Fisker Fires Most of Its Rank-and-File Employees

Paul A. Eisentein, The Detroit Bureau
A Fisker electric car displayed at the Geneva Motor Show in March.
Getty Images

Barely a week after U.S. employees were put on a 5-day unpaid furlough, troubled Fisker Automotive has apparently given termination notices to as much as half or more of its staff—including its entire communications department, several well-placed sources have told

While the latest move appears to be part of a desperate move to conserve dwindling cash resources while searching for new investors or a complete outside acquisition, the situation could be even more dire.

"I would not be surprised to see this leading up to the possibility of a bankruptcy filing," cautioned a well-connected source with long connections to the battery—car maker. Other Fisker sources said such a move would come as no surprise to them, either.

The mass job cuts are just the latest setback to a once-promising company that had hoped to become a major player in the nascent electric vehicle market. It was founded by two industry veterans, Bernard Koehler and the eponymous Henrik Fisker, a Danish designer who was perhaps best known for his work at Aston Martin.

Fisker himself tendered his resignation just last month, citing "several major disagreements" with members of the small carmaker's senior management team over its ongoing business strategy.

But that was just one of the problems Fisker has faced since it launched sales of its first product, the Karma plug-in hybrid sports car, in early 2012. The Karma has been subject to several recalls for a variety of problems including a defective fan system that caused one vehicle to burn up. Meanwhile, production of the battery-car at a plant in Finland has been on hold since last autumn.

The more serious problem, echoed by numerous sources, has been one of "conserving cash" even while Fisker Automotive has struggled to find funds to replace much of a promised $529 million loan that was frozen by the U.S. Department of Energy after the carmaker missed key early targets.

Former Chairman Henrik Fisker previously told that his company had raised "over" $1 billion from private investors, including the Silicon Valley venture capital giant Kleiner Perkins Caufield Byers, but still didn't have enough to complete the development and tooling for a critical second product. The production date for the smaller, lower-cost Fisker Atlantic has had to be repeatedly pushed back, the latest estimate targeting sometime in late 2014.

As the big gun among investors, Kleiner Perkins has reportedly been taking an increasingly aggressive position in managing Fisker, first bringing in former Chrysler CEO Tom LaSorda for a brief assignment as Fisker chief executive, then turning to Tony Posawatz, the one-time head of General Motors' Chevrolet Volt project.

Several other highly-regarded industry leaders reportedly turned down the job fearing Fisker's financial problems.

In recent months, it has been widely reported that Fisker was seeking new money from several possible Chinese partners, including Dongfeng Motor Corp., based in Wuhan, China, which reportedly had considered purchasing 85 percent of the U.S. company.

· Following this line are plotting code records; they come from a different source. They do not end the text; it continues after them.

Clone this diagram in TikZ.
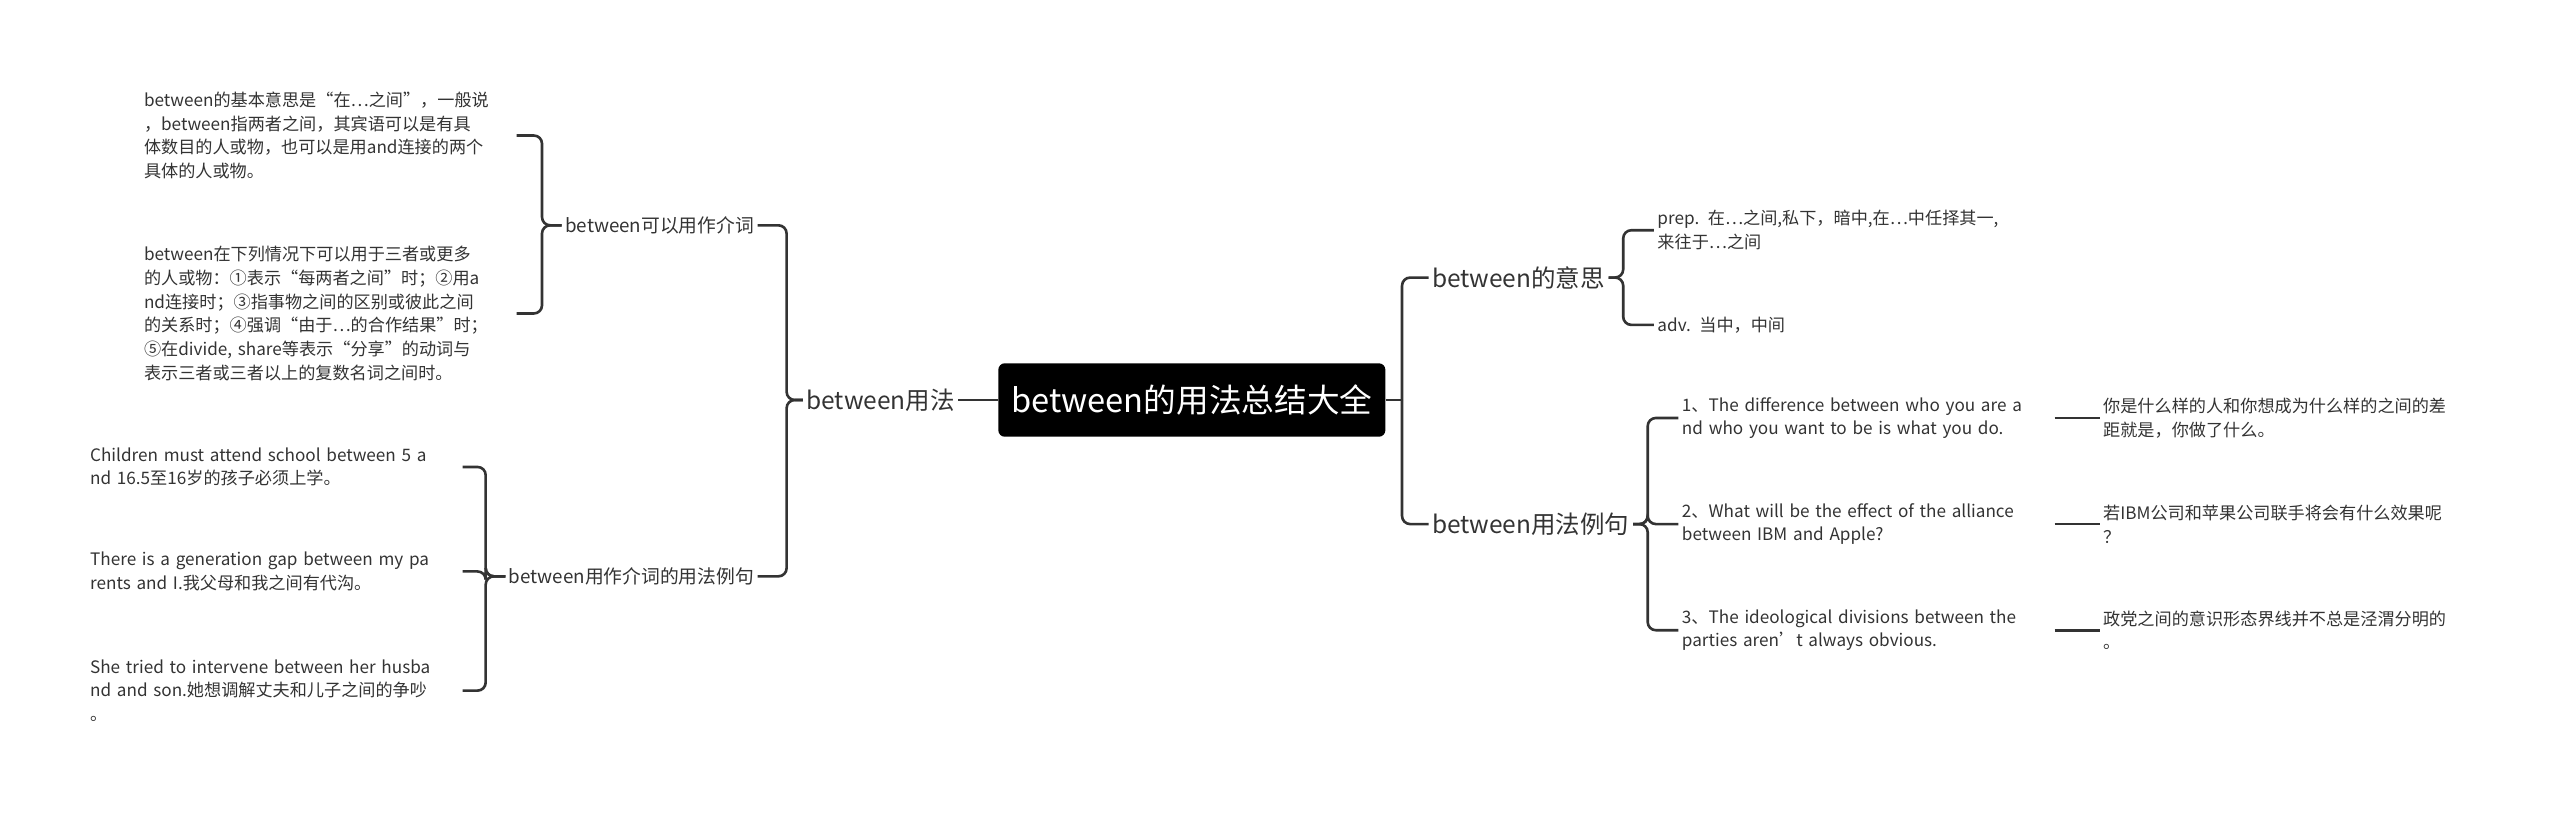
\documentclass[tikz,border=0pt]{standalone}
\usepackage{fontspec}
\setmainfont{Noto Sans CJK SC}
\usetikzlibrary{positioning}
\definecolor{ink}{HTML}{333333}
\tikzset{
root/.style={rectangle,rounded corners=4pt,fill=black,text=white,font=\fontsize{20}{24}\selectfont,inner xsep=8pt,minimum height=45pt},
topic/.style={text=ink,font=\fontsize{15}{18}\selectfont,inner sep=2pt},
sub/.style={text=ink,font=\fontsize{11.5}{14}\selectfont,inner sep=2pt},
leaf/.style={text=ink,font=\fontsize{10.5}{14.5}\selectfont,align=left,text width=226pt,inner sep=2pt},
conn/.style={draw=ink,line width=1.6pt,rounded corners=5pt}
}
\begin{document}
\begin{tikzpicture}[x=1pt,y=-1pt]
\useasboundingbox (0,0) rectangle (1568,498);
%Nodes
\node[root] (root) at (730,245) {between的用法总结大全};
\node[topic,anchor=east] (usage) at (587,245) {between用法};
\node[sub,anchor=east] (prepos) at (464,138) {between可以用作介词};
\node[sub,anchor=east] (prepex) at (464,353) {between用作介词的用法例句};
\node[leaf,anchor=west] (basic) at (86,83) {between的基本意思是“在…之间”，一般说\\，between指两者之间，其宾语可以是有具\\体数目的人或物，也可以是用and连接的两个\\具体的人或物。};
\node[leaf,anchor=west] (three) at (86,192) {between在下列情况下可以用于三者或更多\\的人或物：①表示“每两者之间”时；②用a\\nd连接时；③指事物之间的区别或彼此之间\\的关系时；④强调“由于…的合作结果”时；\\⑤在divide, share等表示“分享”的动词与\\表示三者或三者以上的复数名词之间时。};
\node[leaf,anchor=west] (child) at (53,286) {Children must attend school between 5 a\\nd 16.5至16岁的孩子必须上学。};
\node[leaf,anchor=west] (gap) at (53,350) {There is a generation gap between my pa\\rents and I.我父母和我之间有代沟。};
\node[leaf,anchor=west] (husb) at (53,423) {She tried to intervene between her husba\\nd and son.她想调解丈夫和儿子之间的争吵\\。};
\node[topic,anchor=west] (mean) at (875,170) {between的意思};
\node[topic,anchor=west] (sent) at (875,321) {between用法例句};
\node[leaf,anchor=west] (prep) at (1013,141) {prep. 在…之间,私下，暗中,在…中任择其一,\\来往于…之间};
\node[leaf,anchor=west] (adv) at (1013,199) {adv. 当中，中间};
\node[leaf,anchor=west] (exa) at (1028,256) {1、The difference between who you are a\\nd who you want to be is what you do.};
\node[leaf,anchor=west] (exb) at (1028,321) {2、What will be the effect of the alliance\\between IBM and Apple?};
\node[leaf,anchor=west] (exc) at (1028,386) {3、The ideological divisions between the\\parties aren't always obvious.};
\node[leaf,anchor=west] (tra) at (1286,256) {你是什么样的人和你想成为什么样的之间的差\\距就是，你做了什么。};
\node[leaf,anchor=west] (trb) at (1286,321) {若IBM公司和苹果公司联手将会有什么效果呢\\？};
\node[leaf,anchor=west] (trc) at (1286,386) {政党之间的意识形态界线并不总是泾渭分明的\\。};
%Connectors
\draw[conn] (root.west) -- (usage.east);
\draw[conn] (root.east) -- ++(10,0) coordinate (rj);
\foreach \c in {mean,sent} \draw[conn] (rj) |- (\c.west);
\foreach \c in {prepos,prepex} \draw[conn] (usage.west) -- ++(-10,0) |- (\c.east);
\foreach \c in {basic,three} \draw[conn] (prepos.west) -- ++(-12,0) |- (\c.east);
\foreach \c in {child,gap,husb} \draw[conn] (prepex.west) -- ++(-12,0) |- (\c.east);
\foreach \c in {prep,adv} \draw[conn] (mean.east) -- ++(9,0) |- (\c.west);
\foreach \c in {exa,exb,exc} \draw[conn] (sent.east) -- ++(9,0) |- (\c.west);
\draw[conn] (exa.east) -- (tra.west);
\draw[conn] (exb.east) -- (trb.west);
\draw[conn] (exc.east) -- (trc.west);
\end{tikzpicture}
\end{document}
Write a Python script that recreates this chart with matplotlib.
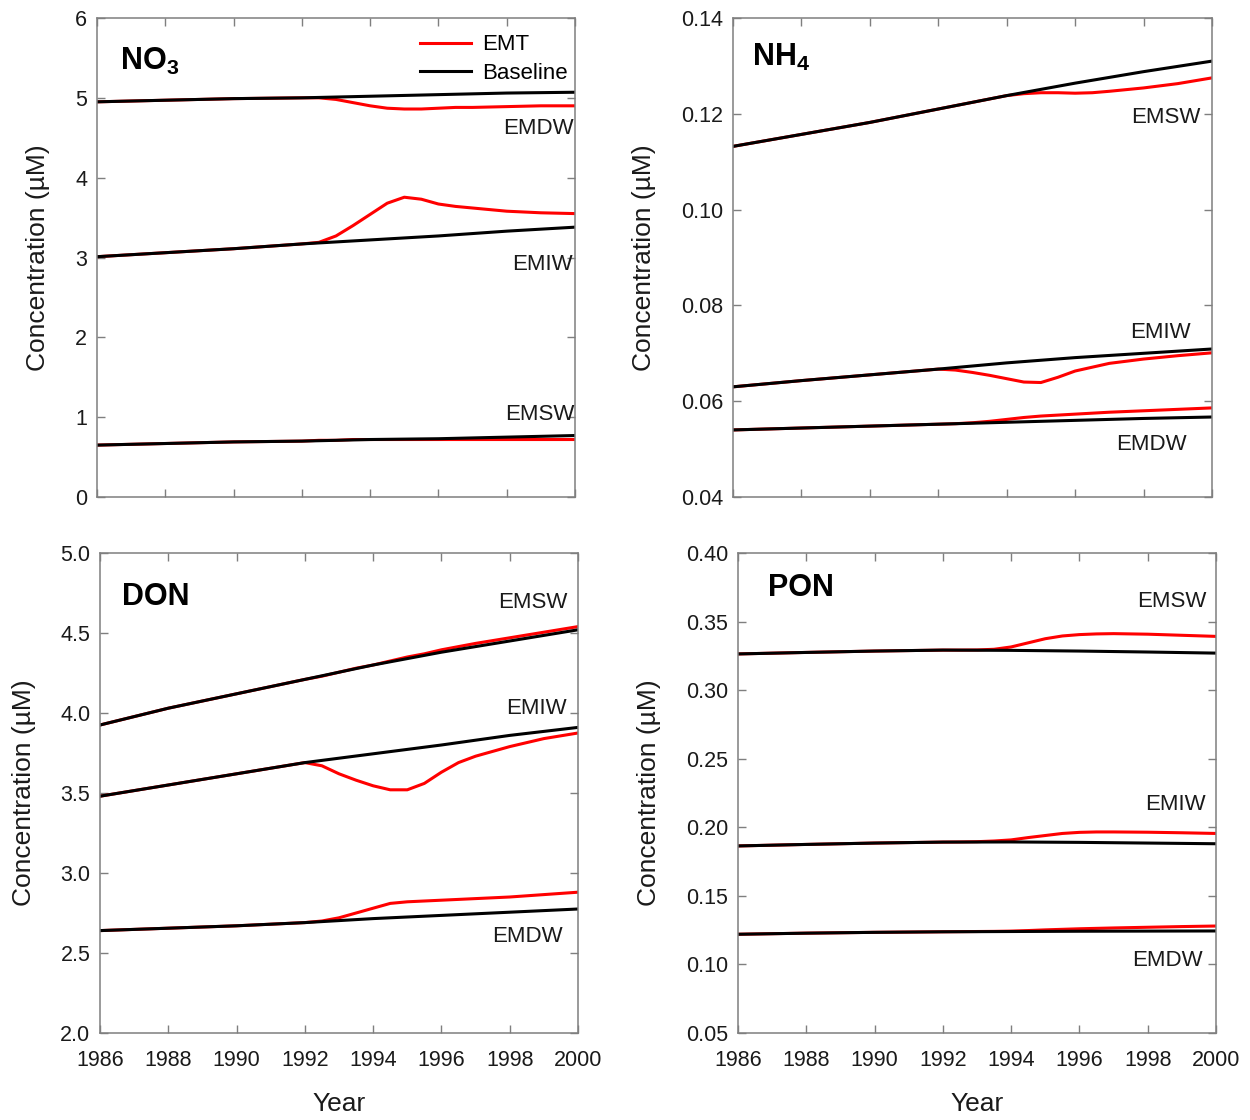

Also reportedly in talks was Zheijangg Geely, the Chinese firm that owns Swedish automaker Volvo.

Some sources indicate that both Chinese firms have pulled out of the discussions—though one insider cautioned, "The Chinese play hardball and may be taking advantage of the situation to get their best deal."

It remains to be seen what Fisker Automotive could accomplish after slashing such a large portion of its staff, though it is almost certain work on the Atlantic would be completely idled. The likelihood is that the company's investors simply want to hold on while they search for new capital, a buyer – or are forced to put the company in bankruptcy.

Officials from Kleiner Perkins and Fisker Automotive have so far failed to return calls regarding the latest developments. Henrik Fisker declined comment.